◆ Task requirements
Repeat the lines exactly from the line that contains "Clone this chart in Altair." through the line that contains "base = alt.Chart(df)"; leave images out and add nothing.

◆ Provided information

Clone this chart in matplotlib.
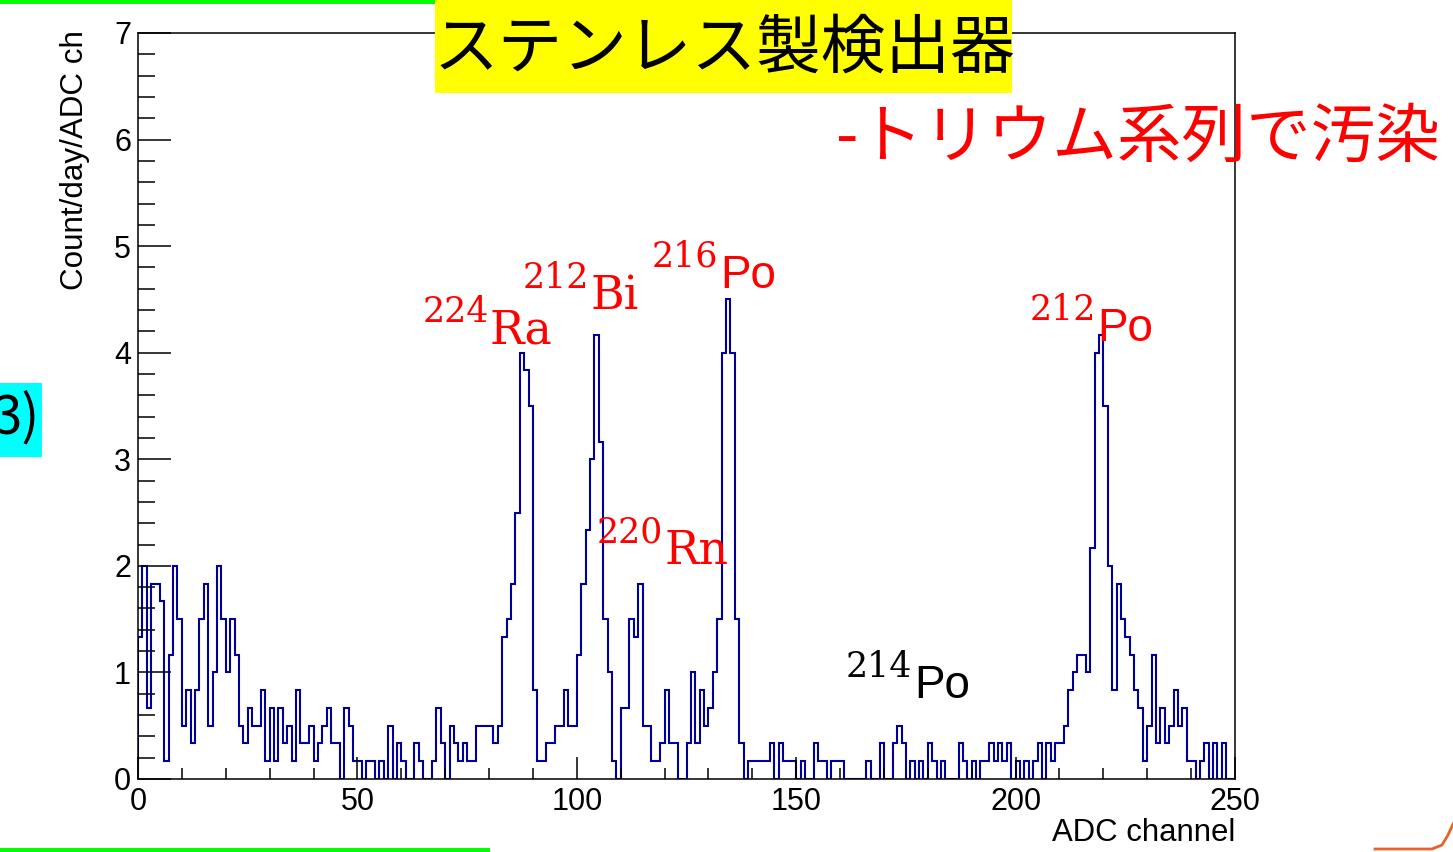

==

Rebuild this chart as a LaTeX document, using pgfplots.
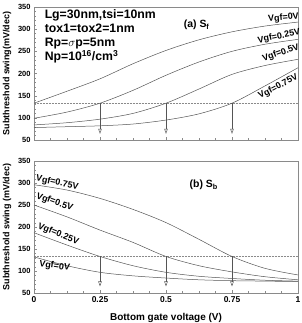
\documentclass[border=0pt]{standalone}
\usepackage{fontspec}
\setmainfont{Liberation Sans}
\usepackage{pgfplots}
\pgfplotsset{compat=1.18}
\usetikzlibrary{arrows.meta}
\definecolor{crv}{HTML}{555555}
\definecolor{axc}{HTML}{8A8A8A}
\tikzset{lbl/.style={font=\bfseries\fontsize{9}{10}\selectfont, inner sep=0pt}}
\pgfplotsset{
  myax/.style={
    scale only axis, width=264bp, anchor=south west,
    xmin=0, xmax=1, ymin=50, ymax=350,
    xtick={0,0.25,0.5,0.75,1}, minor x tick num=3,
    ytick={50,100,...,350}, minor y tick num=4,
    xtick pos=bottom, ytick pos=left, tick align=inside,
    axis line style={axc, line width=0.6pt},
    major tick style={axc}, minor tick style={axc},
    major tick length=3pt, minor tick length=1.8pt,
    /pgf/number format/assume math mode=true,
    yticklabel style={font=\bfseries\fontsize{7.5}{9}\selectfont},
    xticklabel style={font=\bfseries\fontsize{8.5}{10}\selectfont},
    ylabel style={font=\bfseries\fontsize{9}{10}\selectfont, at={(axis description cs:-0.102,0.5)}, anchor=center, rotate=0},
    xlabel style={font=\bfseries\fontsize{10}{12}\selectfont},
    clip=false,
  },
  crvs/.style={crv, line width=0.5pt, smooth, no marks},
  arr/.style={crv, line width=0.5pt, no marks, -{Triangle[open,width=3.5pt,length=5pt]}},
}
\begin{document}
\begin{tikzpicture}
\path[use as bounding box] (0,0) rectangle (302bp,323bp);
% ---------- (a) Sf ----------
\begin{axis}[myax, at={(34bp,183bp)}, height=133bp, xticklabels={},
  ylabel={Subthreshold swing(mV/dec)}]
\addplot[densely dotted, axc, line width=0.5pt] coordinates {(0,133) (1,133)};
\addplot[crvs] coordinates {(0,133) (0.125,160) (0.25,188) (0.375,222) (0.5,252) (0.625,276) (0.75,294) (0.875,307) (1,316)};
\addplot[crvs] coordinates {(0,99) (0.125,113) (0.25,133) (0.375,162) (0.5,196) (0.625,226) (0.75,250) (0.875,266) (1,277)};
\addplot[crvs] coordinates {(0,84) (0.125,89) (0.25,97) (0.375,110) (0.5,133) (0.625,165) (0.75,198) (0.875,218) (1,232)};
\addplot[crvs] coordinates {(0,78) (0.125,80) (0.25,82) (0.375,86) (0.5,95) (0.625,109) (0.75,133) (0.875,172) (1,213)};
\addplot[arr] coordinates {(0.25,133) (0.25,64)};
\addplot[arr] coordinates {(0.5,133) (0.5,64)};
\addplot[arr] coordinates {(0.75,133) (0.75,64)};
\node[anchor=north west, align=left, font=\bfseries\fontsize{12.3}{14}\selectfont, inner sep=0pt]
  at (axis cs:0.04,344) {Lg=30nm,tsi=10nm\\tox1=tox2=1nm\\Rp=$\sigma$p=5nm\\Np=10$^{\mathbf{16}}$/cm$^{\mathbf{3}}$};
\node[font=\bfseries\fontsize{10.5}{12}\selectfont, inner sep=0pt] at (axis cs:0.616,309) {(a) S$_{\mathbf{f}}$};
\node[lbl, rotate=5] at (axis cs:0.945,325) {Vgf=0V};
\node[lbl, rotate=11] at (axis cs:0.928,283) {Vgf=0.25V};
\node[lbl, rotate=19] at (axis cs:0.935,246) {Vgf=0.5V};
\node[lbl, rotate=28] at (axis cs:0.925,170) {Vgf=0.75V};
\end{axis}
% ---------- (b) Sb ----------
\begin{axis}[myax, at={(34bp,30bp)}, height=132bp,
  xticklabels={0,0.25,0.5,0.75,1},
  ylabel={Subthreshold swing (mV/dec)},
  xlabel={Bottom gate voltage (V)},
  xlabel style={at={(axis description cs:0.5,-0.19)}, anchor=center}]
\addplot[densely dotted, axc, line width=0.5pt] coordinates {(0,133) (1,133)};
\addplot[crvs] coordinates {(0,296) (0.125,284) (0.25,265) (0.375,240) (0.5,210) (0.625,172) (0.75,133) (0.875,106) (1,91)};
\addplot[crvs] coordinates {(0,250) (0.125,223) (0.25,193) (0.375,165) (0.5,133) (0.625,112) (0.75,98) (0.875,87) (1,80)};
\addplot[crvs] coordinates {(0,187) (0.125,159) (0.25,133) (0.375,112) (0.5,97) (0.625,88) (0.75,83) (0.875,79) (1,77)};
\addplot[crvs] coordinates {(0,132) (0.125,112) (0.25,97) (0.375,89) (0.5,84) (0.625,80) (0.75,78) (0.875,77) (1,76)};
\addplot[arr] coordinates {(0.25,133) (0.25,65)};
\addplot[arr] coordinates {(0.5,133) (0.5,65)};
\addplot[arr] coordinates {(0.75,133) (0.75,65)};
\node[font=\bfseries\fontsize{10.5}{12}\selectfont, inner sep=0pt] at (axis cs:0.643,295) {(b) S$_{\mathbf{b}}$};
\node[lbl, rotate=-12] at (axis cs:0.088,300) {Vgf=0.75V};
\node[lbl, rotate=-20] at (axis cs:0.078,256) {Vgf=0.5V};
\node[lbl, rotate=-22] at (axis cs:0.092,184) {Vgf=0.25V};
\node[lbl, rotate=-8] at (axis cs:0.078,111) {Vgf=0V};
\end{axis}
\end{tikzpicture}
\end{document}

* * *

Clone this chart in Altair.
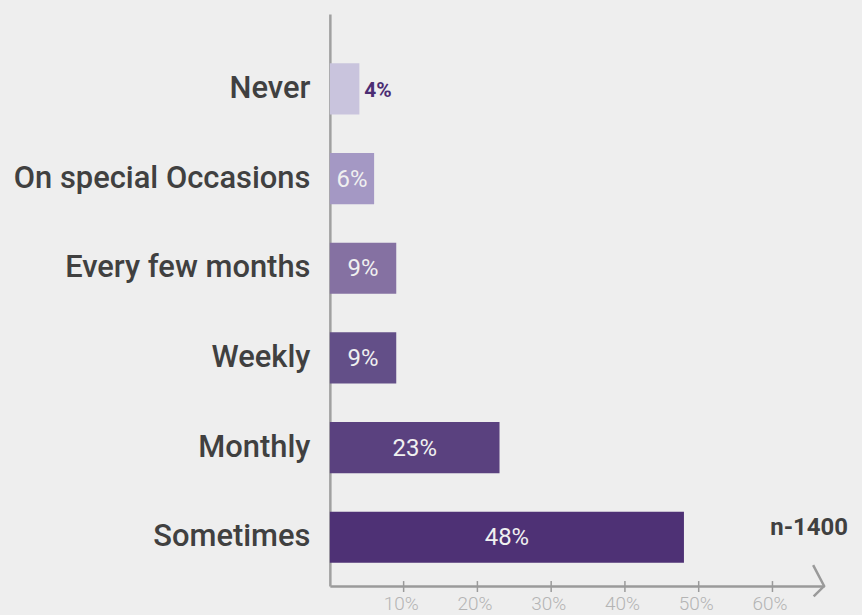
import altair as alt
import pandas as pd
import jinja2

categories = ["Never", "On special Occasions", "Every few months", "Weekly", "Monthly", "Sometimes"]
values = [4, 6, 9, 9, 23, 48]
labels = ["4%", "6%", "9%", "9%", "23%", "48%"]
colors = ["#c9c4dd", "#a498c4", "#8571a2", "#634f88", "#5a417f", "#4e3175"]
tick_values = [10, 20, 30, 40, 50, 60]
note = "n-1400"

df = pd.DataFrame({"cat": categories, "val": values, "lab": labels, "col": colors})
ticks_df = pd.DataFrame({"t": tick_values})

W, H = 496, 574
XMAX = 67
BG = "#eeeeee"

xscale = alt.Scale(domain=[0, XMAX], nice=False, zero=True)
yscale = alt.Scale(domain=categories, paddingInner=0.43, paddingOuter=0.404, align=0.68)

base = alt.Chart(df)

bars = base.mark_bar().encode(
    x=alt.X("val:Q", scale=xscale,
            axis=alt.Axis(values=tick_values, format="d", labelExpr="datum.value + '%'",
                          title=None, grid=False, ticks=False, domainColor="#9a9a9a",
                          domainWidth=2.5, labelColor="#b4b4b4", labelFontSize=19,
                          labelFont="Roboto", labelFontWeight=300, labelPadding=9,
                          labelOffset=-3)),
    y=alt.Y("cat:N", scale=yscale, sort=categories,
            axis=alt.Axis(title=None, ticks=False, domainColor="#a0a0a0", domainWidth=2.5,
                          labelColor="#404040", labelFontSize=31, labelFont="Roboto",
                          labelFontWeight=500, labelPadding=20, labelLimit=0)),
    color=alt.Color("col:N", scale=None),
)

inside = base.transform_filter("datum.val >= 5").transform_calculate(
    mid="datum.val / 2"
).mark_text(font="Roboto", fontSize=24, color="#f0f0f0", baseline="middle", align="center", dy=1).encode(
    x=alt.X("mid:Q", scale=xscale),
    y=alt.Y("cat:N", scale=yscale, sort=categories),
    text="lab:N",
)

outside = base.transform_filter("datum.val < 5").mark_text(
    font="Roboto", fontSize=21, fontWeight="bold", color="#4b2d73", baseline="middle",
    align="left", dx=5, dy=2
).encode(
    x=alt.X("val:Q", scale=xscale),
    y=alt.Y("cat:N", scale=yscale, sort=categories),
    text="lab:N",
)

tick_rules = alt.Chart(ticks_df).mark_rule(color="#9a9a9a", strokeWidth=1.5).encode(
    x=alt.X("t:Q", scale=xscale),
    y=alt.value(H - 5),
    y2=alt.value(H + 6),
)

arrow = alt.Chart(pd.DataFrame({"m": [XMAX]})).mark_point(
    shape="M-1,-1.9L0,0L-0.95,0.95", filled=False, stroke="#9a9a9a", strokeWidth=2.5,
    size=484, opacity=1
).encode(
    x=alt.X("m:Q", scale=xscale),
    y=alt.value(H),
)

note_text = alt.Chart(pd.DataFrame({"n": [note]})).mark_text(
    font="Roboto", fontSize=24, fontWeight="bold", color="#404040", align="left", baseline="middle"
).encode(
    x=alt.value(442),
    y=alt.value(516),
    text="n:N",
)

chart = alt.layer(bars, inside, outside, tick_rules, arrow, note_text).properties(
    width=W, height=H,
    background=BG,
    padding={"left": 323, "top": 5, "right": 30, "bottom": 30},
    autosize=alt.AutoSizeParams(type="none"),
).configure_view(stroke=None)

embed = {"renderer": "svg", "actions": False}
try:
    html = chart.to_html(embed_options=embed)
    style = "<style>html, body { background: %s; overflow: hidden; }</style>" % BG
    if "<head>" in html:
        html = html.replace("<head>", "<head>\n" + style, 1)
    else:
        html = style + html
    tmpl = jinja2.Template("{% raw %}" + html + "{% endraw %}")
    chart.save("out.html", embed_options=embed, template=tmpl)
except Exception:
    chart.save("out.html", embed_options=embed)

◆ Written response
Clone this chart in Altair.
import altair as alt
import pandas as pd
import jinja2

categories = ["Never", "On special Occasions", "Every few months", "Weekly", "Monthly", "Sometimes"]
values = [4, 6, 9, 9, 23, 48]
labels = ["4%", "6%", "9%", "9%", "23%", "48%"]
colors = ["#c9c4dd", "#a498c4", "#8571a2", "#634f88", "#5a417f", "#4e3175"]
tick_values = [10, 20, 30, 40, 50, 60]
note = "n-1400"

df = pd.DataFrame({"cat": categories, "val": values, "lab": labels, "col": colors})
ticks_df = pd.DataFrame({"t": tick_values})

W, H = 496, 574
XMAX = 67
BG = "#eeeeee"

xscale = alt.Scale(domain=[0, XMAX], nice=False, zero=True)
yscale = alt.Scale(domain=categories, paddingInner=0.43, paddingOuter=0.404, align=0.68)

base = alt.Chart(df)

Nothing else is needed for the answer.